Tax-funded communications get failing mark
Unfortunately, that isn’t always the case, and as a result the taxpayers who pay for them can find themselves being indoctrinated rather than simply informed.
In Ontario, a law in effect since late 2004 has required all government communications in the form of pamphlets, and radio, television and newspaper advertisements to be pre-screened by the Auditor General to make sure they aren’t partisan. However, even that law, the Government Advertising Act, has a loophole that permitted the McGuinty Liberals to promote the controversial July 1 harmonization of the federal and Ontario sales tax via the Internet.
Be that as it may, we’ve come a long way from the days when every highway construction project was promoted with blue billboards and the names of the premier and highways minister, and when the Bill Davis government even came up with a widely-publicized BILD program.
As we see it, since all government communications by definition are funded by the taxpayers, they should be non-partisan both in what they do and don’t say.
Unfortunately, there is no federal legislation on the subject that goes even as far as Ontario’s, and we can cite a couple of examples of the need to have such a law.
The federal Conservatives, who used to criticize advertising by Liberal governments as always having too much red, have simply moved to producing materials that not only have lots of Tory blue but seem designed more to get votes than to convey useful information, and sometimes fail to convey needed information.
Nowhere is this been more obvious than in the promotion of the government’s 2009 budget and “Canada’s Action Plan.”
Commercials promoting the costly stimulus program convey little more than how marvellous such things as tax breaks for home renovations are, and they fail rather glaringly to point out that federal grants toward infrastructure improvements must be matched by the provinces and municipalities.
Interestingly, we have not seen any comparable commercials on U.S. television channels promoting the huge federal stimulus programs there. If nothing else, that’s pretty good evidence that there’s really no need to tell taxpayers how much of their money is being spent when what they’re really interested in is economic recovery and a speedy return to low levels of unemployment.
The second example of what ought not to have happened in Ottawa was disclosed last week as the result of freedom of information request by The Canadian Press.
The request led to disclosure of the fact that a citizenship study guide released last fall did not contain references to gay rights that had been in early drafts of the guide.
Coincidentally or not, Citizenship and Immigration Minister Jason Kenney has been a vocal opponent of same-sex marriage.
Asked by a reporter why he had blocked any information about either same-sex marriage or Charter rights protecting sexual orientation, Mr. Kenney replied: “I did not do such thing. No, no, you are wrong.”
The CP story said an early draft of the guide, which new immigrants must study for citizenship tests starting March 15, included references to the decriminalization of homosexuality in 1969 along with other gay-rights milestones.
But a memo to Mr. Kenney from senior bureaucrats at Citizenship and Immigration last June showed that the sections were removed at the request of someone in the minister’s office. Another memo indicated the bureaucrats were rebuffed when they made last-ditch request to have gay rights reinserted in the guide, which was released in November and replaces one published in 1995.

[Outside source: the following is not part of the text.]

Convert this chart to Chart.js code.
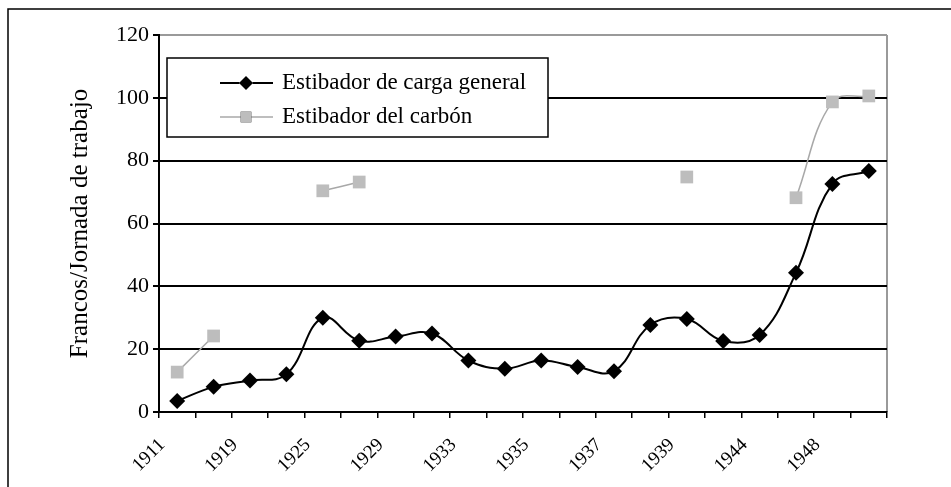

In our view, it really matters not who was responsible for what can be seen as
form of censorship. Since the publication was by his ministry, the minister must take ultimate responsibility and correct the situation, perhaps with corrective pamphlet explaining that was an inadvertent omission.
After all, there surely is no more important information for a new immigrant to Canada than the status of equality rights in their adopted homeland.
Consider, for example, the fact that homosexual activity is still considered sinful, if not criminal, in many parts of the world. We wonder how many immigrants from Muslim nations are aware of the fact that it’s unlawful in Canada to discriminate on the basis of sexual orientation.
We obviously don’t know what the publication does contain, but we’re at loss to think of any area of information that is more crucial than a full and accurate portrayal of our Charter of Rights and Freedoms and how it has come to be interpreted by our courts.
Nor is the ministry’s apparent stance, that the omission will be corrected in the next edition of the guide, satisfactory, in view of the fact it took 14 years for the previous guide to be replaced.